Collect all the lines that mention the word "matplotlib".

→ **Data**:
= = = = =

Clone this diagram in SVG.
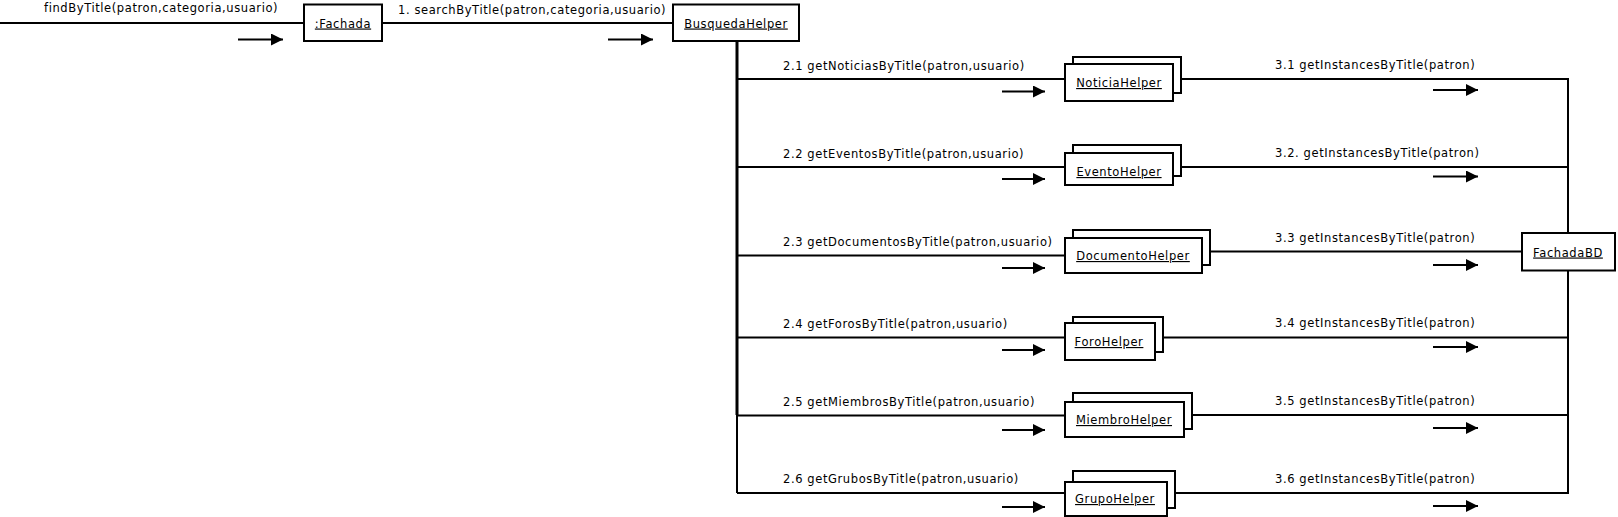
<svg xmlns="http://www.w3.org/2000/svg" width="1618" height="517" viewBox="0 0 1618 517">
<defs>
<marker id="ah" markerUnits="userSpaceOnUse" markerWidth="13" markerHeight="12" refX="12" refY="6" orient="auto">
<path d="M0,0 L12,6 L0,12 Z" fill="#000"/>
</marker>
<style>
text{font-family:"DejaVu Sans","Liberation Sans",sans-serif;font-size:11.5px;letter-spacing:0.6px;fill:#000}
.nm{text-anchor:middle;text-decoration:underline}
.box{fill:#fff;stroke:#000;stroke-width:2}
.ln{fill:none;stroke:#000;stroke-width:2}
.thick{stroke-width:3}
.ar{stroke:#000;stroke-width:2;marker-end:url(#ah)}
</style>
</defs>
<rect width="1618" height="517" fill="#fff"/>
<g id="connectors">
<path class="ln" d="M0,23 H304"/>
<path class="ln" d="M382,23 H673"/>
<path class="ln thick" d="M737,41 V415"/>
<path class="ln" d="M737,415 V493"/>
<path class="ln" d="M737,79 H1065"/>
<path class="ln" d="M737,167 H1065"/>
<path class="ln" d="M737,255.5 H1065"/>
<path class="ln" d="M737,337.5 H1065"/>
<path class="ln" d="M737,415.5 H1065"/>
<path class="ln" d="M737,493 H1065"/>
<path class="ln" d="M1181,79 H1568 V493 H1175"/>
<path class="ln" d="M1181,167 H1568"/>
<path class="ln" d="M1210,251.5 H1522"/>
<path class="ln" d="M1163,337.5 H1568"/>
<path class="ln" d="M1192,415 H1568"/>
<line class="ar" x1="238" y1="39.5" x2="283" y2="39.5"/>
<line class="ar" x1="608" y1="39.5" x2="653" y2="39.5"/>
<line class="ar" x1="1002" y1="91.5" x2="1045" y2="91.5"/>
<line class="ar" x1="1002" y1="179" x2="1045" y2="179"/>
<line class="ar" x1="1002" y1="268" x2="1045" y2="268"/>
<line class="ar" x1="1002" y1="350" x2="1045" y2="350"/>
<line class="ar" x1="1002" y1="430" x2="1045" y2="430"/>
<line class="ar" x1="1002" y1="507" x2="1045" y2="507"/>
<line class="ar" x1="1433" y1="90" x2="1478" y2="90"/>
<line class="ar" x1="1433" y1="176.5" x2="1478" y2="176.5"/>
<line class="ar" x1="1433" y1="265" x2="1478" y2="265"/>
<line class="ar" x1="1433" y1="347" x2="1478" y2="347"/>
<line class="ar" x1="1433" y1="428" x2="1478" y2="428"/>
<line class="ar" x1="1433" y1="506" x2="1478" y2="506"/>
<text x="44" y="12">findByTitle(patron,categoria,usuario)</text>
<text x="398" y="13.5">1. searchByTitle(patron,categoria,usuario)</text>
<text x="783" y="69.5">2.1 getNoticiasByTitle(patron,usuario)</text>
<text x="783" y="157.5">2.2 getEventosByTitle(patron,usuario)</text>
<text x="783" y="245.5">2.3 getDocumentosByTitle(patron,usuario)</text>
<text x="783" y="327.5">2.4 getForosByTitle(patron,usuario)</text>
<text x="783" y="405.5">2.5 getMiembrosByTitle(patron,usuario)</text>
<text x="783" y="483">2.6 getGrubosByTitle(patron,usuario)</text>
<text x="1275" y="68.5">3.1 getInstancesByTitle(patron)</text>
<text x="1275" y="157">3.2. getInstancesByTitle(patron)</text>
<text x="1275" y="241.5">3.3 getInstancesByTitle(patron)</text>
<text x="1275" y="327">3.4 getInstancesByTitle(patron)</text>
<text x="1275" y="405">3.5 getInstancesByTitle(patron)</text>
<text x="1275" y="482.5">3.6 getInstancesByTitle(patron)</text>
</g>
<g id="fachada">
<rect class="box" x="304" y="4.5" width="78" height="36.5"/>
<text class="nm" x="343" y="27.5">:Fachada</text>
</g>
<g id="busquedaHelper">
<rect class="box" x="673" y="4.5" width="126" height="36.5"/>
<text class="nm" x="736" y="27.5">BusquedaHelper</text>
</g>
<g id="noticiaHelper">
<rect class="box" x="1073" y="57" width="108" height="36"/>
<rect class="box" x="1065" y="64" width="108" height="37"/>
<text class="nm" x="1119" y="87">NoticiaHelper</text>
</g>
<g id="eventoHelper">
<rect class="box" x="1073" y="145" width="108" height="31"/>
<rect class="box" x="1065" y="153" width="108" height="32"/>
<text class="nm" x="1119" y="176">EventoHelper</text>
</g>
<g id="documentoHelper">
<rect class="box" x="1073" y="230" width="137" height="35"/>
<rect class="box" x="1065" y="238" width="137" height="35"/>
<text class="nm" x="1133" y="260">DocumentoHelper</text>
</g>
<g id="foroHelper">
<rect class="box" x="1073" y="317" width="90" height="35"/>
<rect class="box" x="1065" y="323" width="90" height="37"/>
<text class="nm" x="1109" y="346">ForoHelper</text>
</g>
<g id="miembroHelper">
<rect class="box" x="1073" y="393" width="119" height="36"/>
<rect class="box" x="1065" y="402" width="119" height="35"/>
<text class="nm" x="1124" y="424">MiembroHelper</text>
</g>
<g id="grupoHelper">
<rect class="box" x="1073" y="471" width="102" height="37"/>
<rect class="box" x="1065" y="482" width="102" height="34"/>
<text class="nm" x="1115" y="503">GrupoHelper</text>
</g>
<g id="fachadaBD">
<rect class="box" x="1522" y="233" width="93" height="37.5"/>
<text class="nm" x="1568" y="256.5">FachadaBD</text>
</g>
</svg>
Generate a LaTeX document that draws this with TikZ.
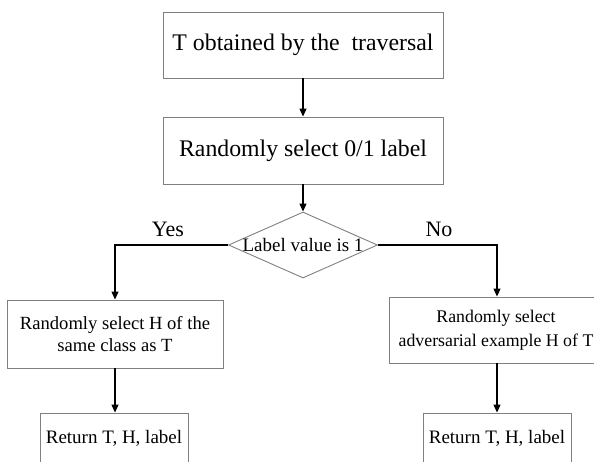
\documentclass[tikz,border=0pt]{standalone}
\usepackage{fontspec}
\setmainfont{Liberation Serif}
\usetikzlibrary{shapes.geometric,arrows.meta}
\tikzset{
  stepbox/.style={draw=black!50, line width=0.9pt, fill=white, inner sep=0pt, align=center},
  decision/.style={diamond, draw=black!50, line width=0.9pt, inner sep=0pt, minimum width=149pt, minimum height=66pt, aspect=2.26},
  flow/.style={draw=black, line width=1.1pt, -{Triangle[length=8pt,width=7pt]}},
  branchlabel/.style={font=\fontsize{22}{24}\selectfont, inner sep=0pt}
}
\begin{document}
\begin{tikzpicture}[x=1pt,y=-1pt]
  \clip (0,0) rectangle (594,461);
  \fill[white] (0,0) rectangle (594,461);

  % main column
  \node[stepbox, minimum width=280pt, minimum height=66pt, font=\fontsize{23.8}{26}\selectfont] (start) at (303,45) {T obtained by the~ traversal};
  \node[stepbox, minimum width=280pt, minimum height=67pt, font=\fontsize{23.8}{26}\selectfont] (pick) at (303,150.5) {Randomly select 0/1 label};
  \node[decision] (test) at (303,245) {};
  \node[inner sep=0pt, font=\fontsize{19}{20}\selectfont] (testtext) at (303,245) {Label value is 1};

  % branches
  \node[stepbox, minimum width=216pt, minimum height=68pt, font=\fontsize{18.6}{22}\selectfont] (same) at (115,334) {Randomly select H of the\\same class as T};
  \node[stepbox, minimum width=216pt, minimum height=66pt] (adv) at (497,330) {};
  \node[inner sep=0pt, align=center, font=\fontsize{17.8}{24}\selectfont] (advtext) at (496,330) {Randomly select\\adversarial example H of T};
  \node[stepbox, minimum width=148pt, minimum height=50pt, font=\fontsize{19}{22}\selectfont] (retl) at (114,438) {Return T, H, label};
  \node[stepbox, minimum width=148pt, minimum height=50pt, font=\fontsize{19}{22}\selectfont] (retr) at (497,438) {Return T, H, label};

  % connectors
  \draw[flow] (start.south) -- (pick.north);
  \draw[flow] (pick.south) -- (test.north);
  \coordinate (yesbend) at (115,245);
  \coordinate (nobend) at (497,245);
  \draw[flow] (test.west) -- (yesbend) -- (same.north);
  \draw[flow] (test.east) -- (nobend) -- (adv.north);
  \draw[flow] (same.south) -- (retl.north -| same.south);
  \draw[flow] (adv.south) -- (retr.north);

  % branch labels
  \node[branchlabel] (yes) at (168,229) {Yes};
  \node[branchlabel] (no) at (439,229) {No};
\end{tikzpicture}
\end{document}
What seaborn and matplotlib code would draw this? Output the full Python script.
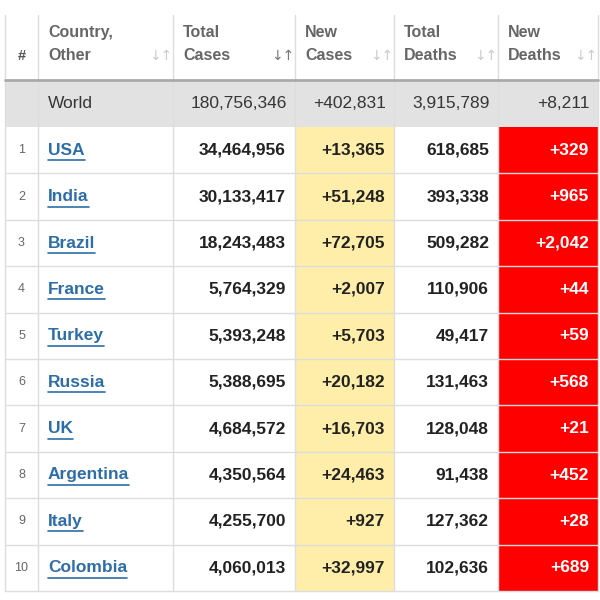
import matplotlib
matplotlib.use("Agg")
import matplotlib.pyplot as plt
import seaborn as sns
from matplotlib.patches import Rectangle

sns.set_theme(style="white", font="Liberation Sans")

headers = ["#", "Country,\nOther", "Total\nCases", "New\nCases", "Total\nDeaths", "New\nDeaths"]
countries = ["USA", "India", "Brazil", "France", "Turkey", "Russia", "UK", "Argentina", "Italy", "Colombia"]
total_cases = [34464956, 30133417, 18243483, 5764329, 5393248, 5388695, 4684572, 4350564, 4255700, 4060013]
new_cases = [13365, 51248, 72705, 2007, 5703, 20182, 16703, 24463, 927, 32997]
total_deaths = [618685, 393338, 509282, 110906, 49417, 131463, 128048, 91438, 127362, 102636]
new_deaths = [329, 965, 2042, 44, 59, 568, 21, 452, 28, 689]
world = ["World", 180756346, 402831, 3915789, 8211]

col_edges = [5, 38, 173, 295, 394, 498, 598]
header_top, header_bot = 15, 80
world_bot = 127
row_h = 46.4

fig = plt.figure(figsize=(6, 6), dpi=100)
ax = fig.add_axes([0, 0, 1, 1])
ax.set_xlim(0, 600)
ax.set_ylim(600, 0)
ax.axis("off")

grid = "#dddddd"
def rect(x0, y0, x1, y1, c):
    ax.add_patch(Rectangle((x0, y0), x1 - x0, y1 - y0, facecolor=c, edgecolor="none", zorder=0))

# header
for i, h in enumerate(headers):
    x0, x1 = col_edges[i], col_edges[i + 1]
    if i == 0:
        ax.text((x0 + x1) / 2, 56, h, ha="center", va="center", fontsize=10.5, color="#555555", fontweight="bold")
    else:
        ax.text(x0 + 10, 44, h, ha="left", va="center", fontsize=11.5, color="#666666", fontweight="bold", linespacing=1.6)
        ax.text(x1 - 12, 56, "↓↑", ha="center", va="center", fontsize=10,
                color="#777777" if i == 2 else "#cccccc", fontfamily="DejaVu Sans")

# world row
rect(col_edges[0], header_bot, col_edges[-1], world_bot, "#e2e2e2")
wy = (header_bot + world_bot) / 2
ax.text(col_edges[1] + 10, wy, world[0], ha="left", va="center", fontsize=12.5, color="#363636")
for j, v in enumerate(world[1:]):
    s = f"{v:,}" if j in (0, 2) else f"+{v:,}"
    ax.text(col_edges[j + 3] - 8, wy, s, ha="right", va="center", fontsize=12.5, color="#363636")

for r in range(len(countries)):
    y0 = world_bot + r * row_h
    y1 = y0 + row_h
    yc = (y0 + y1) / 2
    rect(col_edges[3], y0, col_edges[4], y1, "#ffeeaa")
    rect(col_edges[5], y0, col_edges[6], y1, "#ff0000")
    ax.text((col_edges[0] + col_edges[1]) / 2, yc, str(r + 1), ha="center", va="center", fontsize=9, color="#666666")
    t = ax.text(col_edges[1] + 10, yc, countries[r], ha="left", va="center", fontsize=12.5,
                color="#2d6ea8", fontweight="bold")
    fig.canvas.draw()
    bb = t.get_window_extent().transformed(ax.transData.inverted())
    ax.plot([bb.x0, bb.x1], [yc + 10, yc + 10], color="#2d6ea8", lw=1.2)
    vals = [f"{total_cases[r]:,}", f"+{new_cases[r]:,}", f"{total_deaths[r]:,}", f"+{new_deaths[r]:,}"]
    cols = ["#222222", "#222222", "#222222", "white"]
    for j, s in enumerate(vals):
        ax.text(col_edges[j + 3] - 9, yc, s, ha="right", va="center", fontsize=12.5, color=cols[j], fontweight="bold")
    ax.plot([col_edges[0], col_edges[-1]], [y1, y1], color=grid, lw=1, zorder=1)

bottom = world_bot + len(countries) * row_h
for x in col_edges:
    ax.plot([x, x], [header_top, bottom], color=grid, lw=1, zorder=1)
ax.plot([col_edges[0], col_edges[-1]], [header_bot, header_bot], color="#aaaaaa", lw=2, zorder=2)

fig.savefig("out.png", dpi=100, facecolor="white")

= = = = =

→ **Task output**:
What seaborn and matplotlib code would draw this? Output the full Python script.
import matplotlib
matplotlib.use("Agg")
import matplotlib.pyplot as plt
from matplotlib.patches import Rectangle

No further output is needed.